EXERCISE INSTRUCTIONS
From the listing below, return each line that includes "this".

DATA EXCERPTS
....

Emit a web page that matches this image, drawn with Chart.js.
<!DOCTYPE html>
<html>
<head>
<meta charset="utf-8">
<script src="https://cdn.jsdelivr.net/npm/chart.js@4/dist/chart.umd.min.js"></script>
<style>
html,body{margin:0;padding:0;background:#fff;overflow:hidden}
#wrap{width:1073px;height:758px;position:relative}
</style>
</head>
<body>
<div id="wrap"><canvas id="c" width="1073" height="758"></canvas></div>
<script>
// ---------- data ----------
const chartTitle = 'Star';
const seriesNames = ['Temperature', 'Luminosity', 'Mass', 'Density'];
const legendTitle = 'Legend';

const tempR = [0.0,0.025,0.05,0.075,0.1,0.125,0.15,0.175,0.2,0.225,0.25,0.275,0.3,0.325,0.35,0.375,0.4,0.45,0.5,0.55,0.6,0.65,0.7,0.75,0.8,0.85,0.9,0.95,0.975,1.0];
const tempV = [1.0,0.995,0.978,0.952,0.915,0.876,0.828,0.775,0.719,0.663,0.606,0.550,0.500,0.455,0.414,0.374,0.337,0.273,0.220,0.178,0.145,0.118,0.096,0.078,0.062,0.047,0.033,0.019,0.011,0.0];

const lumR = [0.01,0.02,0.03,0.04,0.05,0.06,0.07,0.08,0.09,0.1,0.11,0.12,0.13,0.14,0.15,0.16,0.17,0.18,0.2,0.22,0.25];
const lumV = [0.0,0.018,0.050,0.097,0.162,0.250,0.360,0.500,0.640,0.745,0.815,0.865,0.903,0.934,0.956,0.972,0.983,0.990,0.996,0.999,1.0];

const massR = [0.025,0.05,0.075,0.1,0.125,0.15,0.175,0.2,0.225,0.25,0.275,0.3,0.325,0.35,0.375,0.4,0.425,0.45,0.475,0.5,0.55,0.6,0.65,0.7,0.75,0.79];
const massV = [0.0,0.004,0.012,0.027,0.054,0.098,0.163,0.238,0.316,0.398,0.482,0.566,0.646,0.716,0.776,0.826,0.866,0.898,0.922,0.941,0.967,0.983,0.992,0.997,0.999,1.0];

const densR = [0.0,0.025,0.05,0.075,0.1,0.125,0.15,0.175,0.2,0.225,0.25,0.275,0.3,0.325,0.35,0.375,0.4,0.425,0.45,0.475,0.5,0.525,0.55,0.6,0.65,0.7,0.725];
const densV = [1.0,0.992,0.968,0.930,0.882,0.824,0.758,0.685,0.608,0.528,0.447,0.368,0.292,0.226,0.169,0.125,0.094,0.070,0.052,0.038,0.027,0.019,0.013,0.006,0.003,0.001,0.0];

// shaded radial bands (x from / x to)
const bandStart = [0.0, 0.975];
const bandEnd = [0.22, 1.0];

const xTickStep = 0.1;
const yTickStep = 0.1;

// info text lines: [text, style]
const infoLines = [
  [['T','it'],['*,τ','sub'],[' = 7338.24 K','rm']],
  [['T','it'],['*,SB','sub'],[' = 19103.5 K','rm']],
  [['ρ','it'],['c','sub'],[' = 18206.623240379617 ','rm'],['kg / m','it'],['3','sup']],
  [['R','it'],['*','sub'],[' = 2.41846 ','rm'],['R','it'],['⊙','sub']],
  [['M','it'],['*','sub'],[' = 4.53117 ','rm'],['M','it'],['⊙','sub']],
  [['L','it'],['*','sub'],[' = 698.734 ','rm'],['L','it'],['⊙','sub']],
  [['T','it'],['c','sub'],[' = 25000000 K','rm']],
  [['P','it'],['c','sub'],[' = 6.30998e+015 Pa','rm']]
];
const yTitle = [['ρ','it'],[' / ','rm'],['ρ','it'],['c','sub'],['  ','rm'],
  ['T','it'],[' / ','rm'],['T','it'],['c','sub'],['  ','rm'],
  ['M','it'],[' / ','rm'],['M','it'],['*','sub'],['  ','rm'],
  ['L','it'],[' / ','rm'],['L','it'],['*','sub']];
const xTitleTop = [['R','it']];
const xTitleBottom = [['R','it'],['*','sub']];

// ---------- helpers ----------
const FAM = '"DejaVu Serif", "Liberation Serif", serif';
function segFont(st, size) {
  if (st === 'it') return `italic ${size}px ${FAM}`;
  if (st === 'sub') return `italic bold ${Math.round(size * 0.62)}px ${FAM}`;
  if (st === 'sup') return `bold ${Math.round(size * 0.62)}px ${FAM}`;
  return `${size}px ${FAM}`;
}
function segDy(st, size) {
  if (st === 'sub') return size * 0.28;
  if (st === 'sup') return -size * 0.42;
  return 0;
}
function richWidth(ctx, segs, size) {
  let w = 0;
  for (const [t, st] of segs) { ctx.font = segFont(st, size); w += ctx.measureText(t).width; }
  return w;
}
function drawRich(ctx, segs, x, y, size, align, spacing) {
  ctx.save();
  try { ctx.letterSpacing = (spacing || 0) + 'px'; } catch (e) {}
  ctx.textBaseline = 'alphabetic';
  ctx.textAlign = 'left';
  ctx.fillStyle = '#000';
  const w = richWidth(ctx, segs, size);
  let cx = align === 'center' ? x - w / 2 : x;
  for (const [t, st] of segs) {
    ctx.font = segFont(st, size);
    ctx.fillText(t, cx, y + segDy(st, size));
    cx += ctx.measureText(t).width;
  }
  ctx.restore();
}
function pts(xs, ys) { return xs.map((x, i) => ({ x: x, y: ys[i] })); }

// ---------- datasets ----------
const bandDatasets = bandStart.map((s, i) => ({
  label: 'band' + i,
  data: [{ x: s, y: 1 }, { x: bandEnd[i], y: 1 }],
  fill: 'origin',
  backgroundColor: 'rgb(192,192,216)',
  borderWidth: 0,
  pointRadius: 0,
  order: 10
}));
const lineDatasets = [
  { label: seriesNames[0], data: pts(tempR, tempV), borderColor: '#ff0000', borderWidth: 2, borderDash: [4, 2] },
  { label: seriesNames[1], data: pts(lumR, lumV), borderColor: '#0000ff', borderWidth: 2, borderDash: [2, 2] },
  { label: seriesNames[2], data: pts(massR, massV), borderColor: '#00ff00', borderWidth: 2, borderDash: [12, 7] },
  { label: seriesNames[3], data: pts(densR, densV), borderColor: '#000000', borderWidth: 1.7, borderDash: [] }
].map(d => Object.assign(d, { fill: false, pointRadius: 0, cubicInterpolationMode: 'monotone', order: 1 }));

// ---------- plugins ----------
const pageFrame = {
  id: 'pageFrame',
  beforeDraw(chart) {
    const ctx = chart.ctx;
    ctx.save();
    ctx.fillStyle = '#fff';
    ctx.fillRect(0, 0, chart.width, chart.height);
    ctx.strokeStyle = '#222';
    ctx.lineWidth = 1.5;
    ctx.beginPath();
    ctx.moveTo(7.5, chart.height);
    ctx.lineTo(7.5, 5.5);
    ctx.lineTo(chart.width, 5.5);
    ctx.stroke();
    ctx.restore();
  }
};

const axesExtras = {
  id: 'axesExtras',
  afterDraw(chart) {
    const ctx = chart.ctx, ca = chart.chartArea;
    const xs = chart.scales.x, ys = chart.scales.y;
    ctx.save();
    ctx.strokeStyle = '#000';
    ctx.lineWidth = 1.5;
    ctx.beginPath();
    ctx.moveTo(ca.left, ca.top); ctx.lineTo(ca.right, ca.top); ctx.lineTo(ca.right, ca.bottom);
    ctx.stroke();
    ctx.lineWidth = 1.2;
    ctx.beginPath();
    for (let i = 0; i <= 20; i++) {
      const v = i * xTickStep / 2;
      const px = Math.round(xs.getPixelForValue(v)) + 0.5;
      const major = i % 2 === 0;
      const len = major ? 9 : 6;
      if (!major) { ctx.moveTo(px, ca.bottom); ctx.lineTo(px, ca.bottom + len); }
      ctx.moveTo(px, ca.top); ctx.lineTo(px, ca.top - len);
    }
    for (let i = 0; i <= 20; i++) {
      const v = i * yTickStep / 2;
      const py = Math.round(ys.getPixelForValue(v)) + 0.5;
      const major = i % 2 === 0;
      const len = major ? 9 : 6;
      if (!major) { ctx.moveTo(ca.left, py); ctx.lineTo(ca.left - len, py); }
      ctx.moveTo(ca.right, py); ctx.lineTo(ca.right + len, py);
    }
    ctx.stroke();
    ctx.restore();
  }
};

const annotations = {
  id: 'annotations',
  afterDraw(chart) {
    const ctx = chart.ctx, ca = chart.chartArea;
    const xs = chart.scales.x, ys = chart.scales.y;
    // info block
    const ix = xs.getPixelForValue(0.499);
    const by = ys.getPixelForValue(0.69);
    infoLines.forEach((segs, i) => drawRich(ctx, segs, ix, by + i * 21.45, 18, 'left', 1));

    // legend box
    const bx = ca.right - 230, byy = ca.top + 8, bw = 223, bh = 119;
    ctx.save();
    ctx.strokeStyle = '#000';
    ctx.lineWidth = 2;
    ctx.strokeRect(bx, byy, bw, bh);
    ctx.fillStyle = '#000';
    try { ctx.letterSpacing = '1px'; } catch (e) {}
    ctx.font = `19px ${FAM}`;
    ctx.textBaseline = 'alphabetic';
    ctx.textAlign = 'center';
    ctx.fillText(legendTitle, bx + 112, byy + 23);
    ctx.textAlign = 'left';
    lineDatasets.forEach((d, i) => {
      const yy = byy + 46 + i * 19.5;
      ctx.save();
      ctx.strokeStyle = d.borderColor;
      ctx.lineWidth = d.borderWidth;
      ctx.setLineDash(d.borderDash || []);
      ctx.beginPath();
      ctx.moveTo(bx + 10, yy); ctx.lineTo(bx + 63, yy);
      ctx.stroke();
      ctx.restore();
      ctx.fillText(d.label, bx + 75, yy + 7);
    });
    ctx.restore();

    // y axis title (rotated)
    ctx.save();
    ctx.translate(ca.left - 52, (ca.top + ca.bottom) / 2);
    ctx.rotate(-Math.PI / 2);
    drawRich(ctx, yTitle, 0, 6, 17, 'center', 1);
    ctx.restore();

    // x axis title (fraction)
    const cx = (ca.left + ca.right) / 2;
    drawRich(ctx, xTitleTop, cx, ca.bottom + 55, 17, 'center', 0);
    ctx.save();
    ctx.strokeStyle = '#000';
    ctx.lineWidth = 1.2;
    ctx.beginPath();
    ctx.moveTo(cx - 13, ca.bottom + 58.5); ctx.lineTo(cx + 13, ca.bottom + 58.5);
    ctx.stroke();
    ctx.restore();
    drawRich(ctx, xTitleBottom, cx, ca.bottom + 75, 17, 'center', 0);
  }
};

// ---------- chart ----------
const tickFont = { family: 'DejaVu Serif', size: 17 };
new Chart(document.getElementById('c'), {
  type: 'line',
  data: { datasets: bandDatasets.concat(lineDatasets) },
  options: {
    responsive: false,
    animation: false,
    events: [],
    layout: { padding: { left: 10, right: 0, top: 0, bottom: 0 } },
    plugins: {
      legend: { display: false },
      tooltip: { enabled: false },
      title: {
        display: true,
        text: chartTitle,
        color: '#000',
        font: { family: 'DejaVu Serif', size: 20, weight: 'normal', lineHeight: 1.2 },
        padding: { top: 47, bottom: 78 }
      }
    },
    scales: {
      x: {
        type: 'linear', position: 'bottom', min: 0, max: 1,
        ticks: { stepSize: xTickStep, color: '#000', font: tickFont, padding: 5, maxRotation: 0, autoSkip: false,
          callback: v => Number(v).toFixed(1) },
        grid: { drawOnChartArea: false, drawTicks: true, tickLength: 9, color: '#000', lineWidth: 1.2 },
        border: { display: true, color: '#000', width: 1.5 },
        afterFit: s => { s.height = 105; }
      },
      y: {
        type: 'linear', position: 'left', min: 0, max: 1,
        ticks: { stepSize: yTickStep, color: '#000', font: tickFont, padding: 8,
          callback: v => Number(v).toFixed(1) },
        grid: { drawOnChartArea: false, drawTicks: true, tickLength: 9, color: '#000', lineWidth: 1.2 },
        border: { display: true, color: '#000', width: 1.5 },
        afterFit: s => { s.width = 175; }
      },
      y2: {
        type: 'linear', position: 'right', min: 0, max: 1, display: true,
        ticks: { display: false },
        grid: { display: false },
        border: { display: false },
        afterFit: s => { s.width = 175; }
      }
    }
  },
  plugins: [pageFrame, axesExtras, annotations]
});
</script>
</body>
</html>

....

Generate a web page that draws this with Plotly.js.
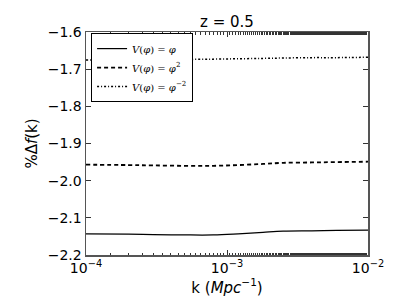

....

RESPONSE
Emit a web page that matches this image, drawn with Chart.js.
Generate a web page that draws this with Plotly.js.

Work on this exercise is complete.